# Anyone got a good push pull legs routine?



## Guest (May 15, 2011)

Given 5x5 the last 6 months or so of my life, now I'm looking to change it up.

Anyone got a good push pull legs routine? fancy something a little different to what I've been doing.

Cheers


----------



## SteamRod (Oct 1, 2007)

I do a push pull legs but it is very low volume

legs

front squat or back squat

warm up

1-8

1-5

1-3- drop set

leg press

1-8

2-5 drop set on last set.

SLDL

1-8

2-5

push

bb bench

1-10

1-8

2-5 drop set

weight dips

1-10

2-5 drop set each time

CGBP

1-8

1-5 2 forced reps

EZ skull

1-10

1-8

1-8 superset with bench dip to failure

Pull

Dead

warm up properly

1-8

1-5

1-3 or a double

BB row

1-10

1-8 drop set

WGC (I pre exhaust with long arm pull downs 2-15)

1-8

1-5

1-3 drop set

Ez curl

warm-up o a good pump

1-5 2 forced reps drop set for 5 reps the 2 more forced reps concentrating on the neg

repeat

close grip pull downs or close grip pull up if you have a straight bar.

1-8

1-5 drop set

It works for me as I make sure to go heavy on compounds and make sure to warm up well and generate the intensity with the drop sets, forced reps, negetives anything that feels like it is working.


----------



## NovemberDelta (Apr 17, 2011)

Low volume suits me on a P/P/L routine.
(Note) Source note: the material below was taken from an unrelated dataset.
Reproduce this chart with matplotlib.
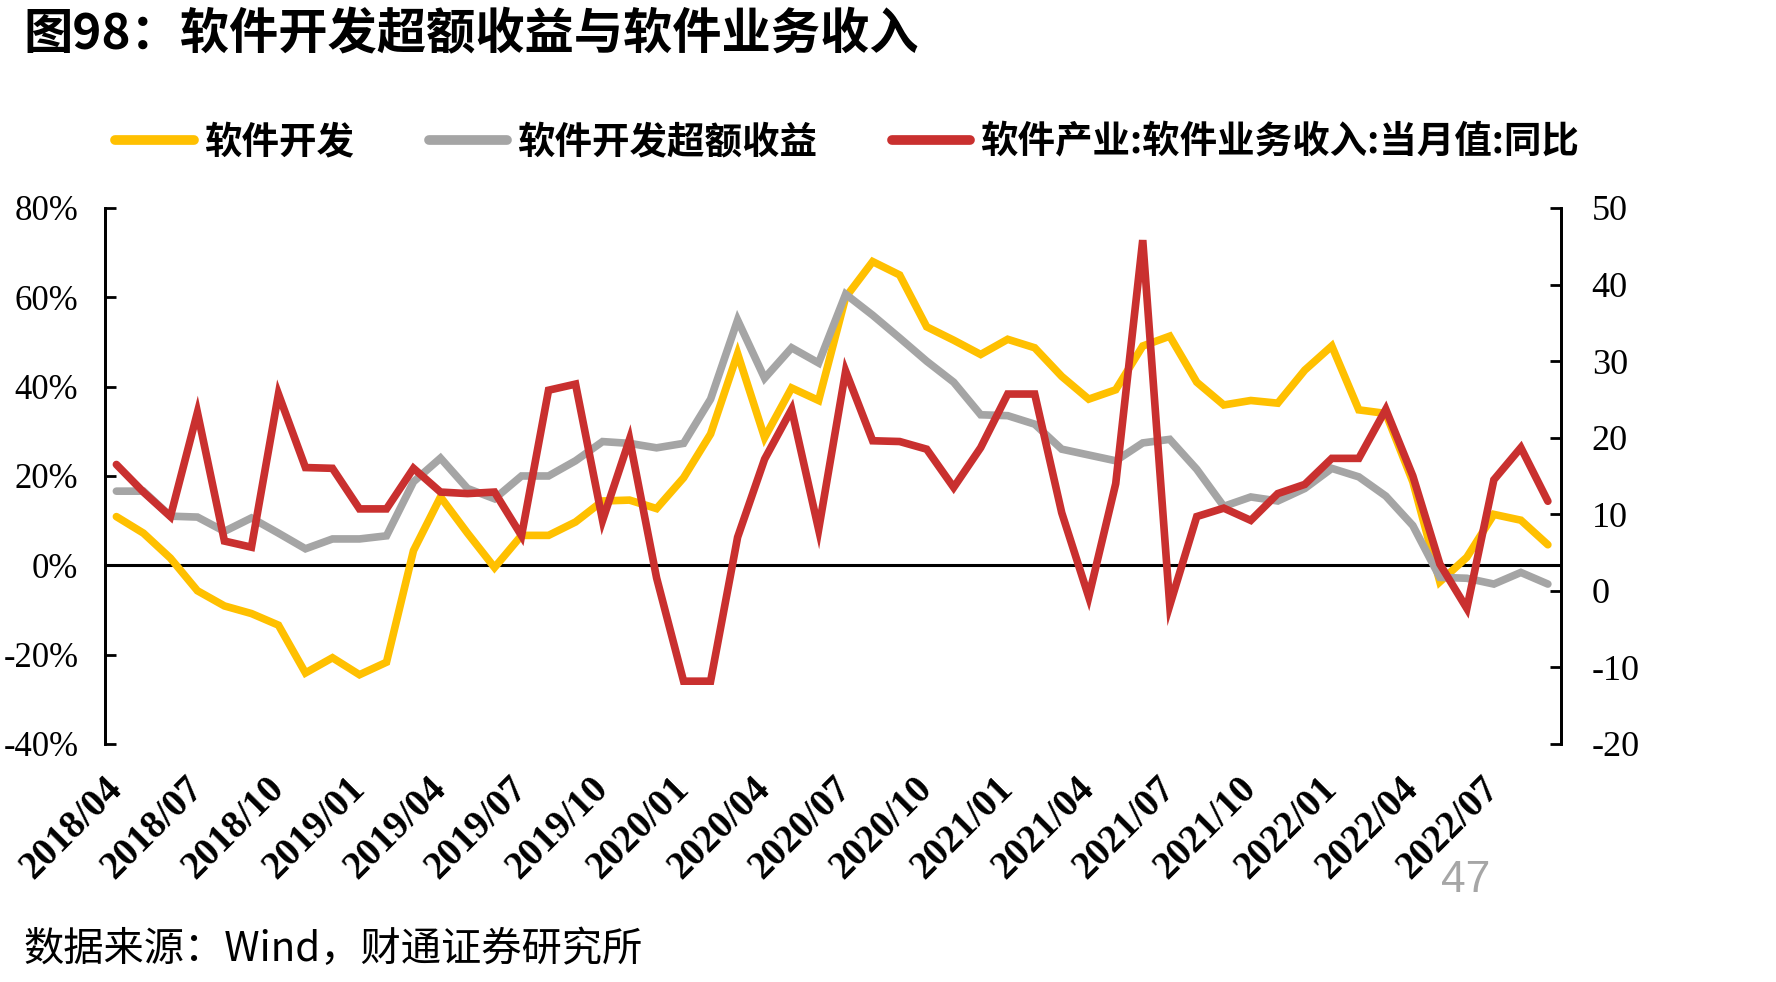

The above looks good to me, pretty similar to what I do.


----------



## xpower (Jul 28, 2009)

http://www.uk-muscle.co.uk/training-articles/39887-pull-push-legs-routine.html

http://www.uk-muscle.co.uk/general-conversation/95834-let-me-know-what-you-think-please.html#post1601600


----------



## Guest (May 15, 2011)

thanks, reps to those who answered


----------